Jul 03 2009
He’s been disowned by a panicked Canadian Arab Federation in damage-control mode, threatened with grievous bodily harm by a predictable slew of blog-trolling rednecks and was presumably pressured to resign his executive position yesterday. But the unrepentant Omar Shaban, who has cursed his adopted country, is not hiding in a cave somewhere near Vancouver or leaving for some distant shore where both radical propagandists and narcissistic idiots are more welcome (Britain, perhaps?). He’s actually trying to defend his words.
According to Mr. Shaban’s blog from “Occupied Canada”:
My facebook status did read “F*** Canada Day”, and it was followed by a few other comments in response to some of the questions that people posted. Some consider that taking this position is disgraceful and shameful but I tend to disagree.
Canadian citizens may not be given to showy displays of patriotism (well, except maybe on Canada Day), but cursing the land where you were born, where your parents came to give you a better life (at least until they decided to go back to Lebanon and raise him in the Nahr El-Barid refugee camp) – is certainly disgraceful. No doubt, Mr. Shaban relishes the infamy that has come unto his reputation. He breathes in the contempt of his fellow citizens. He feels no shame. Perhaps he even feels a sense of moral superiority. In any case, as he says, he tends to disagree with the prevailing view that he’s a vile and irredeemable embarrassment.
Moving on, Mr. Shaban claims that:
First of all, my statement clearly did not reflect CAF’s position; it was my own personal opinion.
Clearly? How does this statement “clearly” not reflect CAF’s position? CAF has been describes as making decidedly un-Canadian statements including “the promotion of hatred, anti-Semitism and support for the banned terrorist organizations” (NP). Why should Canadians expect that the rest of the executive of the CAF has done anything more with their tepid and uninformative press release (CAF Disassociates Itself from Recent Comments) than stop the bleeding after one of their own said what they were all thinking?
But now we get to Omar’s rationalization for his actions:
Secondly, I said “F*** Canada Day” and I regret the dark history that this country has. On our silent government’s behalf, I apologize to the indigenous people for this, and sincerely wish it had not happened to you. I apologize to the indigenous people of Canada because their feelings are not taken into consideration at “Canada Day” celebrations.
Of course! Mr. Shaban isn’t a tactless slimeball! He’s practically a hero. Oh, wait a second…

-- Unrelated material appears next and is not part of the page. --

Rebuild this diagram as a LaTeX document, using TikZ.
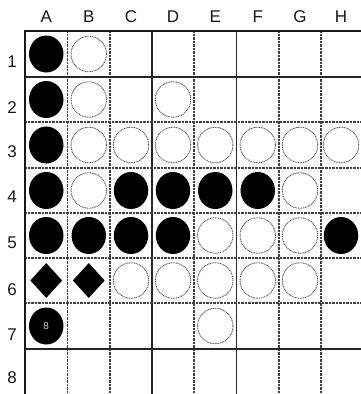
\documentclass[tikz,border=0pt]{standalone}
\usepackage{fontspec}
\setmainfont{Liberation Sans}
\usetikzlibrary{shapes.geometric}
\tikzset{
  bstone/.style={draw=none,fill=black,ellipse,minimum width=34.5pt,minimum height=37pt,inner sep=0pt},
  wstone/.style={draw=black!65,line width=0.9pt,dash pattern=on 1pt off 0.7pt,circle,minimum size=35.5pt,inner sep=0pt,fill=white},
  bdiam/.style={fill=black,diamond,minimum width=32pt,minimum height=35pt,inner sep=0pt},
  solidline/.style={line width=1.2pt,black!85},
  dotline/.style={line width=1.1pt,black!75,dash pattern=on 0.8pt off 0.6pt},
  border/.style={line width=1.9pt,black!90},
  lab/.style={font=\fontsize{17}{17}\selectfont,inner sep=0pt,text=black!90,draw=none}
}
\begin{document}
\begin{tikzpicture}[x=1pt,y=-1pt]
\useasboundingbox (0,0) rectangle (361,394);
\fill[white] (0,0) rectangle (361,394);
% cell centres
\foreach \c/\x in {A/46.25,B/88.75,C/131,D/173,E/215.25,F/257.75,G/300,H/341}{
  \foreach \r/\y in {1/54,2/99.5,3/145,4/190.5,5/235.5,6/280.5,7/326,8/371.5}{
    \coordinate (\c\r) at (\x,\y);
  }
  \node[lab] (col\c) at (\x,17) {\c};
}
\foreach \r/\y in {1/62,2/108,3/152,4/197,5/243,6/290,7/335,8/378}{
  \node[lab] (row\r) at (12,\y) {\r};
}
% grid
\foreach \x in {67.5,110,194,279,321}{\draw[dotline] (\x,31) -- (\x,394);}
\foreach \x in {152,236.5}{\draw[solidline] (\x,31) -- (\x,394);}
\foreach \y in {122,168,213,258,303}{\draw[dotline] (25,\y) -- (361,\y);}
\foreach \y in {77,349}{\draw[solidline] (25,\y) -- (361,\y);}
\draw[border] (25,394) -- (25,31) -- (361,31);
% stones
\foreach \p in {A1,A2,A3,A4,C4,D4,E4,F4,A5,B5,C5,D5,H5}{\node[bstone] (s\p) at (\p) {};}
\foreach \p in {B1,B2,D2,B3,C3,D3,E3,F3,G3,H3,B4,G4,E5,F5,G5,C6,D6,E6,F6,G6,E7}{\node[wstone] (s\p) at (\p) {};}
\node[bdiam] (sA6) at (A6) {};
\node[bdiam] (sB6) at (B6) {};
\node[bstone,text=black!15,font=\fontsize{10}{10}\selectfont] (sA7) at (A7) {8};
\end{tikzpicture}
\end{document}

Omar never bothered to actually see what First Nations people might have to say about Canada Day before he decided to speak for them. For instance, here we have Mike Pinay, an elder from the Peepeekisis First Nation, talking about how Canada Day is a time for everyone to celebrate being a Canadian:
“We acknowledge what our forefathers have said, that we agreed to share the land with all the newcomers,” Pinay explained. “So we acknowledge that today on Canada Day. I look at it as a commemoration of all the good things that have happened.”
And then we have the words of Phil Fontaine, national chief of the Assembly of First Nations, following Prime Minister Stephen Harper’s apology for the terrible abuse of Natives at the residential schools (Edmonton Journal):
But it signifies something even more important: a respectful and, therefore, liberating relationship between us and the rest of Canada. Together we can achieve the greatness our country deserves.
The apology today is founded upon, more than anything else, the recognition that we all own our own lives and destinies, the only true foundation for a society where peoples can flourish.
First Nations people have not forgotten their history. And both aboriginals and non-First Nations Canadians are also well aware that the state of Canada’s aboriginals is a national disgrace. The clear message here is that Canadians of all backgrounds want to see positive change come to aboriginal communities. Remember the past. Build a future – together.
Yet on the day when Omar took his “stand”, his supposed allies failed to show. There were no mass protests against the “occupier”. The Native artists and musicians in the Aboriginal Village at Major’s Hill Park and elsewhere were not forcibly conscripted into performing at Canada Day celebrations. Funny, that.
Omar’s statement that he would not celebrate Canada Day “until it is accepted as legitimate by the indigenous people” is a red herring that might be seen as akin to Brad Pitt’s forgotten declaration that he would not get married until all Americans – gay, straight, whatever – could get married.
But there may be a more nefarious motive at work in Mr. Shaban’s latest meandering yet defiant declaration; his explanation of his actions – which attempts to weave in Gaza and Afghanistan with the issues on Canadian reserves into a confusing diatribe – could make more sense if we see them as part of the standard tactic of Islamist fundamentalist propagandists, what Ed Hussain describes in the Islamist as the linking of a myriad of issues in the hopes of radicalizing an anti-imperialist, anti-democratic mass of permanent radicals. Burning his bridges, perhaps Mr. Shaban has decided exactly where he wants his “career” to go.
One can only hope that one day this poor deluded soul will understand what he has done and ask forgiveness. Canadians may not want to give it. But that’s not the point.